What is Acquisition Accounting?

Let me explain acquisition accounting to you directly: it's a set of formal guidelines that dictate how you, as the buyer, must report the assets, liabilities, non-controlling interest (NCI), and goodwill of a company you've purchased on your consolidated statement of financial position.

You allocate the fair market value (FMV) of the acquired company between the net tangible and intangible assets on your balance sheet, and any difference that results is treated as goodwill. I should note that acquisition accounting is also commonly called business combination accounting.

Key Takeaways

To keep it straightforward, acquisition accounting provides the rules for how you report the assets, liabilities, non-controlling interest, and goodwill of the acquired company as the purchaser.

You distribute the fair market value of the acquired company across the net tangible and intangible assets on your balance sheet, with any leftover amount becoming goodwill.

Remember, all business combinations have to be handled as acquisitions for accounting purposes.

How Acquisition Accounting Works

Under International Financial Reporting Standards (IFRS) and International Accounting Standards (IAS), you must treat all business combinations as acquisitions, which means identifying one company as the acquirer and the other as the acquiree, even if the deal forms a new entity.

The approach demands that everything is measured at FMV—the price a third party would pay in the open market—at the acquisition date when you take control of the target.

What Gets Measured at FMV

  • Tangible assets and liabilities: These are physical items like machinery, buildings, and land.
  • Intangible assets and liabilities: Nonphysical ones such as patents, trademarks, copyrights, goodwill, and brand recognition.
  • Non-controlling interest: This is minority interest, where a shareholder owns less than 50% of shares and has no control; its fair value can often come from the acquiree's share price.
  • Consideration paid to the seller: This could be cash, stock, or contingent earnouts, and you need calculations for any future obligations.
  • Goodwill: After all that, you calculate goodwill if the purchase price exceeds the fair value sum of identifiable tangible and intangible assets acquired.

Important Note

Fair value analysis is typically done by a third-party valuation specialist, which ensures accuracy in these measurements.
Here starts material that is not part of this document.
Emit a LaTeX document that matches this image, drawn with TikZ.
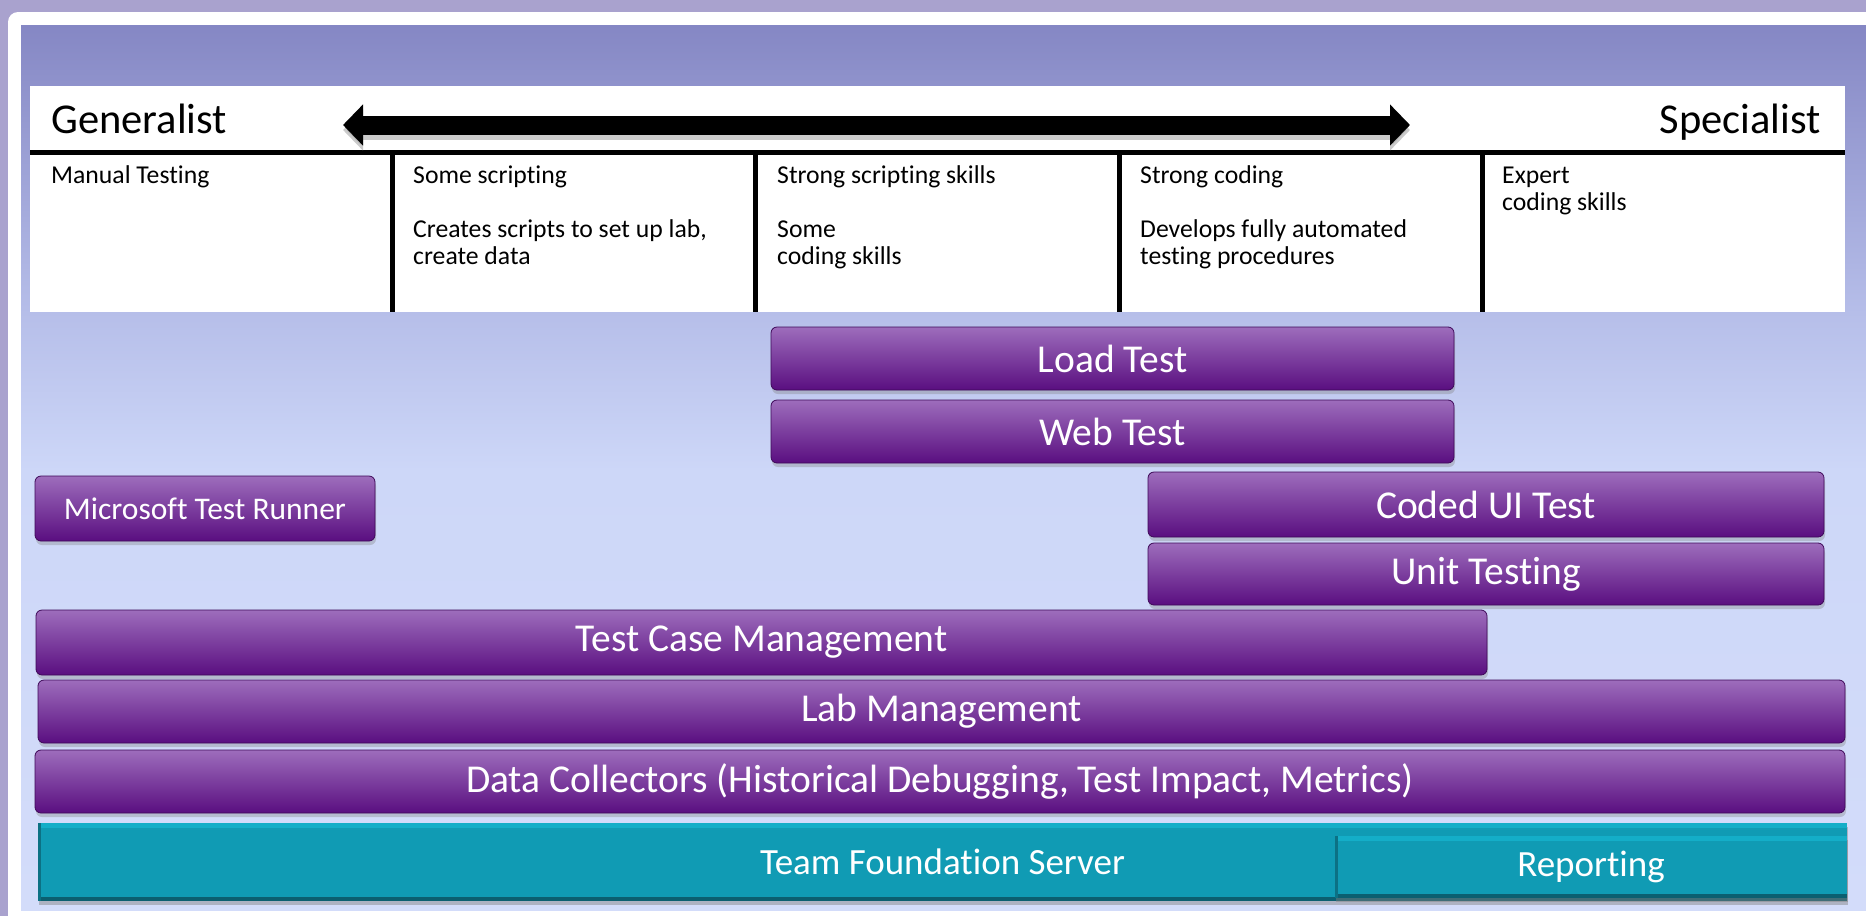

History of Acquisition Accounting

Acquisition accounting came into effect in 2008, introduced by the Financial Accounting Standards Board (FASB) and the International Accounting Standards Board (IASB), to replace the old purchase accounting method.

It was chosen because it bolsters the fair value concept, focusing on current market values in transactions and accounting for contingencies and non-controlling interests that purchase accounting ignored.

A key difference is in handling bargain acquisitions: under purchase accounting, the difference between fair value and purchase price was negative goodwill amortized over time on the balance sheet, but with acquisition accounting, it's immediately recognized as a gain on the income statement.

Complexities of Acquisition Accounting

While acquisition accounting has boosted transparency in mergers and acquisitions (M&A), it hasn't simplified combining financial records.

You have to adjust each component of the acquired entity's assets and liabilities to fair value, covering everything from inventory and contracts to hedging instruments and contingencies.

This extensive work is a primary reason why there's often a long gap between when boards agree on a deal and when it actually closes.